The Mudcat Café TM
Thread #141558 Message #3259317
Posted By: Spleen Cringe
18-Nov-11 - 09:07 AM
Thread Name: popularisation and commercialisation of roots/trad
Subject: RE: popularisation and commercialisation of roots/trad
GGS asks: "Is it inevitable that roots and trad music when it is popularised, becomes commercialised in the sense that its original form alters to cater for a popular taste, and thus metamorphises into something further from its roots?"
I reckon a lot of these songs were once popular. Then they because unpopular. In terms of wider culture they remain unpopular. Every now and again one slips through the net and becomes popular again. This is what we're trying to do with Spencer the Rover by the Woodbine & Ivy Band, which you can listen to on Soundcloud and judge for yourself: we'll plead guilty m'lud to trying to interest a non-folk audience as much as we're trying to interest a folk audience. Although it shares a tune with the Copper Family version, the arrangement - featuring a full band including bass, drums, guitar, pedal steel, trumpet, piano and a 12 piece choir - is contemporary folk rock (though it wears an abiding love of 1972 on its sleeve!).
Any arrangement that isn't purely about unaccompanied singing is a metamorphisis of some sort. Most of the old songs that are still sung have metamorphisised into a late 20th/early 21st century folk scene style of one variety or another - a 'sort of' commercialisation in that it's about making the song palatable to that audience. I think that unless we are conciously trying to mimic the approach of the old countrymen and women we know from field recordings, we will inevitably change how the songs are presented. And that's fine.

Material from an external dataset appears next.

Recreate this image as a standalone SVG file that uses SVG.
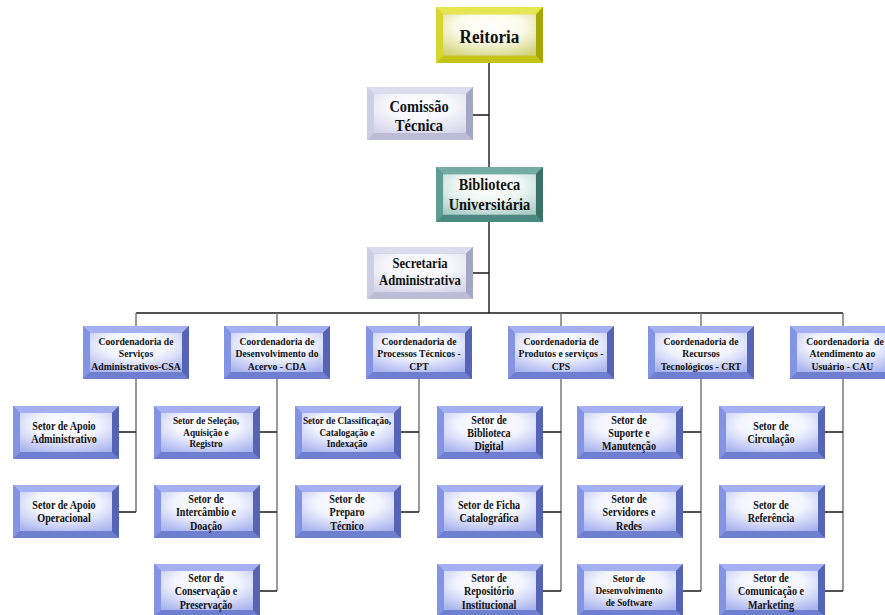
<svg xmlns="http://www.w3.org/2000/svg" xmlns:xlink="http://www.w3.org/1999/xlink" width="885" height="615" viewBox="0 0 885 615">
<style>
.t{font-family:"Liberation Serif","Times New Roman",serif;font-weight:bold;text-anchor:middle;fill:#111}
.s{font-size:11.5px}
.ss{font-size:10.5px}
.c{font-size:11px}
.h{stroke:#1a1a1a;stroke-width:1.4;fill:none}
.v{stroke:#707070;stroke-width:1.4;fill:none}
</style>
<defs>
<radialGradient id="gB" cx="50%" cy="30%" r="80%"><stop offset="0" stop-color="#fff"/><stop offset="0.45" stop-color="#f2f4ff"/><stop offset="1" stop-color="#a9b3ee"/></radialGradient>
<radialGradient id="gY" cx="50%" cy="30%" r="80%"><stop offset="0" stop-color="#fff"/><stop offset="0.45" stop-color="#fbfbea"/><stop offset="1" stop-color="#d2d27a"/></radialGradient>
<radialGradient id="gT" cx="50%" cy="30%" r="80%"><stop offset="0" stop-color="#fff"/><stop offset="0.45" stop-color="#eef6f4"/><stop offset="1" stop-color="#a8ccc4"/></radialGradient>
<radialGradient id="gL" cx="50%" cy="30%" r="80%"><stop offset="0" stop-color="#fff"/><stop offset="0.45" stop-color="#f6f6fc"/><stop offset="1" stop-color="#d6d6ea"/></radialGradient>
<symbol id="bB" viewBox="0 0 106 53" preserveAspectRatio="none">
<rect width="106" height="53" fill="#6f7fd0"/>
<polygon points="0,0 106,0 99,7 7,7" fill="#a4b0f2"/>
<polygon points="0,0 7,7 7,46 0,53" fill="#8494e4"/>
<polygon points="106,0 106,53 99,46 99,7" fill="#5564b4"/>
<rect x="7" y="7" width="92" height="39" fill="url(#gB)"/>
</symbol>
<symbol id="bY" viewBox="0 0 106 53" preserveAspectRatio="none">
<rect width="106" height="53" fill="#c4c418"/>
<polygon points="0,0 106,0 99,7 7,7" fill="#e6e650"/>
<polygon points="0,0 7,7 7,46 0,53" fill="#d6d630"/>
<polygon points="106,0 106,53 99,46 99,7" fill="#a6a600"/>
<rect x="7" y="7" width="92" height="39" fill="url(#gY)"/>
</symbol>
<symbol id="bT" viewBox="0 0 106 53" preserveAspectRatio="none">
<rect width="106" height="53" fill="#4a8a80"/>
<polygon points="0,0 106,0 99,7 7,7" fill="#74aca4"/>
<polygon points="0,0 7,7 7,46 0,53" fill="#5e9c94"/>
<polygon points="106,0 106,53 99,46 99,7" fill="#3a7068"/>
<rect x="7" y="7" width="92" height="39" fill="url(#gT)"/>
</symbol>
<symbol id="bL" viewBox="0 0 106 53" preserveAspectRatio="none">
<rect width="106" height="53" fill="#bcbcd6"/>
<polygon points="0,0 106,0 99,7 7,7" fill="#dcdcee"/>
<polygon points="0,0 7,7 7,46 0,53" fill="#cdcde4"/>
<polygon points="106,0 106,53 99,46 99,7" fill="#a4a4c4"/>
<rect x="7" y="7" width="92" height="39" fill="url(#gL)"/>
</symbol>
</defs>
<rect width="885" height="615" fill="#fff"/>
<g id="connectors">
<path class="h" d="M489,63V313M473,115H489M473,273H489M136,313H843"/>
<path class="v" d="M136,313V326M277,313V326M419,313V326M561,313V326M701,313V326M843,313V326"/>
<path class="v" d="M136,379V512M277,379V591M419,379V512M561,379V591M701,379V591M843,379V591"/>
<path class="h" d="M119,432H136M119,512H136M260,432H277M260,512H277M260,591H277M401,432H419M401,512H419M543,432H561M543,512H561M543,591H561M683,432H701M683,512H701M683,591H701M825,432H843M825,512H843M825,591H843"/>
</g>
<g id="reitoria"><use xlink:href="#bY" href="#bY" x="436" y="7" width="107" height="56"/>
<text class="t" font-size="19" transform="translate(489.5 0) scale(0.9 1)"><tspan x="0" y="43">Reitoria</tspan></text></g>
<g id="comissao"><use xlink:href="#bL" href="#bL" x="367" y="87" width="106" height="53"/>
<text class="t" font-size="16" transform="translate(419 0) scale(0.9 1)"><tspan x="0" y="112">Comissão</tspan><tspan x="0" y="131">Técnica</tspan></text></g>
<g id="biblioteca"><use xlink:href="#bT" href="#bT" x="436" y="167" width="107" height="55"/>
<text class="t" font-size="16" transform="translate(489.5 0) scale(0.9 1)"><tspan x="0" y="190">Biblioteca</tspan><tspan x="0" y="210">Universitária</tspan></text></g>
<g id="secretaria"><use xlink:href="#bL" href="#bL" x="367" y="247" width="106" height="52"/>
<text class="t" font-size="14" transform="translate(420 0) scale(0.9 1)"><tspan x="0" y="268.5">Secretaria</tspan><tspan x="0" y="285.5">Administrativa</tspan></text></g>

<g id="csa"><use xlink:href="#bB" href="#bB" x="83" y="326" width="106" height="53"/>
<text class="t c" transform="translate(136 0) scale(0.88 1)"><tspan x="0" y="345">Coordenadoria de</tspan><tspan x="0" y="357.5">Serviços</tspan><tspan x="0" y="370">Administrativos-CSA</tspan></text></g>
<g id="cda"><use xlink:href="#bB" href="#bB" x="224" y="326" width="106" height="53"/>
<text class="t c" transform="translate(277 0) scale(0.88 1)"><tspan x="0" y="345">Coordenadoria de</tspan><tspan x="0" y="357.5">Desenvolvimento do</tspan><tspan x="0" y="370">Acervo - CDA</tspan></text></g>
<g id="cpt"><use xlink:href="#bB" href="#bB" x="366" y="326" width="106" height="53"/>
<text class="t c" transform="translate(419 0) scale(0.88 1)"><tspan x="0" y="345">Coordenadoria de</tspan><tspan x="0" y="357.5">Processos Técnicos -</tspan><tspan x="0" y="370">CPT</tspan></text></g>
<g id="cps"><use xlink:href="#bB" href="#bB" x="508" y="326" width="106" height="53"/>
<text class="t c" transform="translate(561 0) scale(0.88 1)"><tspan x="0" y="345">Coordenadoria de</tspan><tspan x="0" y="357.5">Produtos e serviços -</tspan><tspan x="0" y="370">CPS</tspan></text></g>
<g id="crt"><use xlink:href="#bB" href="#bB" x="648" y="326" width="106" height="53"/>
<text class="t c" transform="translate(701 0) scale(0.88 1)"><tspan x="0" y="345">Coordenadoria de</tspan><tspan x="0" y="357.5">Recursos</tspan><tspan x="0" y="370">Tecnológicos - CRT</tspan></text></g>
<g id="cau"><use xlink:href="#bB" href="#bB" x="790" y="326" width="106" height="53"/>
<text class="t c" xml:space="preserve" transform="translate(845 0) scale(0.88 1)"><tspan x="0" y="345">Coordenadoria  de</tspan><tspan x="-3" y="357.5">Atendimento ao</tspan><tspan x="-3" y="370">Usuário - CAU</tspan></text></g>

<g id="s-apoio-adm"><use xlink:href="#bB" href="#bB" x="13" y="406" width="106" height="53"/>
<text class="t s" transform="translate(64 0) scale(0.88 1)"><tspan x="0" y="430">Setor de Apoio</tspan><tspan x="0" y="443">Administrativo</tspan></text></g>
<g id="s-apoio-op"><use xlink:href="#bB" href="#bB" x="13" y="485" width="106" height="53"/>
<text class="t s" transform="translate(64 0) scale(0.88 1)"><tspan x="0" y="509">Setor de Apoio</tspan><tspan x="0" y="522">Operacional</tspan></text></g>

<g id="s-selecao"><use xlink:href="#bB" href="#bB" x="154" y="406" width="106" height="53"/>
<text class="t ss" transform="translate(206 0) scale(0.88 1)"><tspan x="0" y="424.5">Setor de Seleção,</tspan><tspan x="0" y="436">Aquisição e</tspan><tspan x="0" y="447.5">Registro</tspan></text></g>
<g id="s-intercambio"><use xlink:href="#bB" href="#bB" x="154" y="485" width="106" height="53"/>
<text class="t s" transform="translate(206 0) scale(0.88 1)"><tspan x="0" y="503">Setor de</tspan><tspan x="0" y="516.5">Intercâmbio e</tspan><tspan x="0" y="530">Doação</tspan></text></g>
<g id="s-conservacao"><use xlink:href="#bB" href="#bB" x="154" y="564" width="106" height="53"/>
<text class="t s" transform="translate(206 0) scale(0.88 1)"><tspan x="0" y="582">Setor de</tspan><tspan x="0" y="595.5">Conservação e</tspan><tspan x="0" y="609">Preservação</tspan></text></g>

<g id="s-classificacao"><use xlink:href="#bB" href="#bB" x="295" y="406" width="106" height="53"/>
<text class="t ss" transform="translate(347 0) scale(0.88 1)"><tspan x="0" y="424.5">Setor de Classificação,</tspan><tspan x="0" y="436">Catalogação e</tspan><tspan x="0" y="447.5">Indexação</tspan></text></g>
<g id="s-preparo"><use xlink:href="#bB" href="#bB" x="295" y="485" width="106" height="53"/>
<text class="t s" transform="translate(347 0) scale(0.88 1)"><tspan x="0" y="503">Setor de</tspan><tspan x="0" y="516.5">Preparo</tspan><tspan x="0" y="530">Técnico</tspan></text></g>

<g id="s-digital"><use xlink:href="#bB" href="#bB" x="437" y="406" width="106" height="53"/>
<text class="t s" transform="translate(489 0) scale(0.88 1)"><tspan x="0" y="424">Setor de</tspan><tspan x="0" y="437">Biblioteca</tspan><tspan x="0" y="450">Digital</tspan></text></g>
<g id="s-ficha"><use xlink:href="#bB" href="#bB" x="437" y="485" width="106" height="53"/>
<text class="t s" transform="translate(489 0) scale(0.88 1)"><tspan x="0" y="509">Setor de Ficha</tspan><tspan x="0" y="522">Catalográfica</tspan></text></g>
<g id="s-repositorio"><use xlink:href="#bB" href="#bB" x="437" y="564" width="106" height="53"/>
<text class="t s" transform="translate(489 0) scale(0.88 1)"><tspan x="0" y="582">Setor de</tspan><tspan x="0" y="595.5">Repositório</tspan><tspan x="0" y="609">Institucional</tspan></text></g>

<g id="s-suporte"><use xlink:href="#bB" href="#bB" x="577" y="406" width="106" height="53"/>
<text class="t s" transform="translate(629 0) scale(0.88 1)"><tspan x="0" y="424">Setor de</tspan><tspan x="0" y="437">Suporte e</tspan><tspan x="0" y="450">Manutenção</tspan></text></g>
<g id="s-servidores"><use xlink:href="#bB" href="#bB" x="577" y="485" width="106" height="53"/>
<text class="t s" transform="translate(629 0) scale(0.88 1)"><tspan x="0" y="503">Setor de</tspan><tspan x="0" y="516.5">Servidores e</tspan><tspan x="0" y="530">Redes</tspan></text></g>
<g id="s-software"><use xlink:href="#bB" href="#bB" x="577" y="564" width="106" height="53"/>
<text class="t ss" transform="translate(629 0) scale(0.88 1)"><tspan x="0" y="582.5">Setor de</tspan><tspan x="0" y="594.5">Desenvolvimento</tspan><tspan x="0" y="606.5">de Software</tspan></text></g>

<g id="s-circulacao"><use xlink:href="#bB" href="#bB" x="719" y="406" width="106" height="53"/>
<text class="t s" transform="translate(771 0) scale(0.88 1)"><tspan x="0" y="430">Setor de</tspan><tspan x="0" y="443">Circulação</tspan></text></g>
<g id="s-referencia"><use xlink:href="#bB" href="#bB" x="719" y="485" width="106" height="53"/>
<text class="t s" transform="translate(771 0) scale(0.88 1)"><tspan x="0" y="509">Setor de</tspan><tspan x="0" y="522">Referência</tspan></text></g>
<g id="s-comunicacao"><use xlink:href="#bB" href="#bB" x="719" y="564" width="106" height="53"/>
<text class="t s" transform="translate(771 0) scale(0.88 1)"><tspan x="0" y="582">Setor de</tspan><tspan x="0" y="595.5">Comunicação e</tspan><tspan x="0" y="609">Marketing</tspan></text></g>
</svg>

I guess the commercialisation comes into play if we are also trying to make some sort of a living from doing so - and I think this is only a (possible) problem if energy is expended trying to dream up a sure fire hit-making formula (a process usually doomed to failure), rather than simply doing what feels right. With The Woodbine & Ivy Band, above, many of the members have played rock, indie, jazz, country, improv and all sorts of different music, so those influences are inevitably going to seep in when they play a folk song.